Randal Grichuk (OF, Toronto Blue Jays)—4-5, R, 2 2B, RBI. The current home run environment makes guys such as Grichuk who can hit 25 home runs with a sub-.240 batting average essentially obsolete in 10- to 12-team formats. Power is still important, but there are simply too many other options who can contribute what Grichuk provides without so many negatives.

Max Muncy (1B/2B/3B, Los Angeles Dodgers)—4-5, 3 R, HR, 2 2B, 3 RBI. He should get close to last season’s 35-home run mark, proving it was no fluke, though this time it will come with close to 100 runs and 100 RBI. He will be a solid target for 2020 drafts and will retain position eligibility at all three bases.

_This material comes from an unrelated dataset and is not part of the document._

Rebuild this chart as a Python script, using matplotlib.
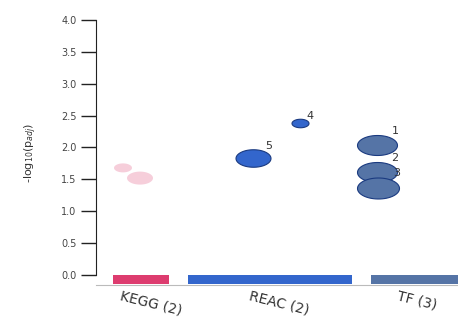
import numpy as np
import matplotlib
matplotlib.use('Agg')
import matplotlib.pyplot as plt
from matplotlib.path import Path

# sources (x ranges in plot units) and their colours
sources = ['KEGG (2)', 'REAC (2)', 'TF (3)']
src_start = [17, 92, 275]
src_end = [73, 256, 370]
src_colors = ['#dd3c6f', '#3366cc', '#5574a6']

# terms: source index, x position, -log10(p_adj), dot size, label
term_src = [0, 0, 1, 1, 2, 2, 2]
term_x = [27, 44, 157, 204, 281, 281, 282]
term_p = [1.68, 1.52, 1.83, 2.38, 2.04, 1.62, 1.37]
term_size = [18, 26, 35, 17, 40, 40, 42]
term_label = ['', '', '5', '4', '1', '2', '3']
term_alpha = [0.25, 0.25, 1, 1, 1, 1, 1]

yticks = [0.0, 0.5, 1.0, 1.5, 2.0, 2.5, 3.0, 3.5, 4.0]

# ellipse marker (the picture is stretched sideways)
t = np.linspace(0, 2 * np.pi, 60)
ell = Path(np.column_stack([np.cos(t), 0.5 * np.sin(t)]), closed=True)

fig = plt.figure(figsize=(4.58, 3.23), dpi=100)
ax = fig.add_axes([96 / 458, 1 - 285 / 323, 362 / 458, 265 / 323])
ax.set_xlim(0, 362)
ax.set_ylim(-0.157, 4.0)

for i, s in enumerate(sources):
    ax.bar(src_start[i], -0.14, width=src_end[i] - src_start[i], bottom=0,
           align='edge', color=src_colors[i], edgecolor='none')
    mid = (src_start[i] + src_end[i]) / 2
    ax.annotate(s, (mid - 19, 0), xycoords=('data', 'axes fraction'),
                xytext=(0, -3), textcoords='offset points',
                ha='left', va='top', rotation=-14, rotation_mode='anchor',
                fontsize=10, color='#333333', annotation_clip=False)

for i in range(len(term_x)):
    c = src_colors[term_src[i]]
    s = (term_size[i] / (100 / 72)) ** 2
    edge = '#1a3a80' if term_alpha[i] == 1 else 'none'
    ax.scatter(term_x[i], term_p[i], s=s, marker=ell, color=c,
               alpha=term_alpha[i], edgecolors=edge, linewidths=0.8, zorder=3)
    if term_label[i]:
        ax.annotate(term_label[i], (term_x[i], term_p[i]),
                    xytext=(term_size[i] * 0.26, term_size[i] * 0.2),
                    textcoords='offset points', fontsize=8, color='#333333')

ax.set_xticks([])

ax.set_yticks(yticks)
ax.set_yticklabels(['%.1f' % v for v in yticks], fontsize=7, color='#444444')
ax.tick_params(axis='y', length=11, width=1, pad=3, color='#222222')
ax.set_ylabel('-log$_{10}$(p$_{adj}$)', fontsize=8, color='#333333',
              labelpad=16)

ax.spines['top'].set_visible(False)
ax.spines['right'].set_visible(False)
ax.spines['left'].set_bounds(0, 4)
ax.spines['left'].set_color('#222222')
ax.spines['bottom'].set_color('#bbbbbb')

fig.savefig('out.png', dpi=100)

Shin-Soo Choo (OF, Texas Rangers)—3-3, 3 R, 2 2B, RBI, 2 BB. He has one season left under contract, and I wouldn’t be shocked if 2020 was yet another 20- to 25-home run, 10 -stolen base season with a decent batting average and a very good OBP. This old dog has learned a new trick or two as well, as highlighted in this Going Deep by Kyle Horton.

Trent Grisham (OF, Milwaukee Brewers)—3-4, R, HR, RBI. The rookie Brewer finally got his first hit and home run in the majors. He was absolutely raking in 158 plate appearances in Triple-A prior to his call-up, with a 1.247 OPS and more walks than strikeouts. He probably won’t be a difference maker in 10- to 12-teamers, but those in dynasty and NL-only formats should be excited.

Vladimir Guerrero Jr. (3B, Toronto Blue Jays)—3-5, R, 2B. If you want to understand just how hyped this guy is, we’re still talking about how he’s been a bit of a disappointment in 2019 despite his .279/.352/.468 line as a 20-year-old rookie. That only can happen when you have an insane amount of talent and potential. The price isn’t coming down on Vladito, folks. It’s only going to go up.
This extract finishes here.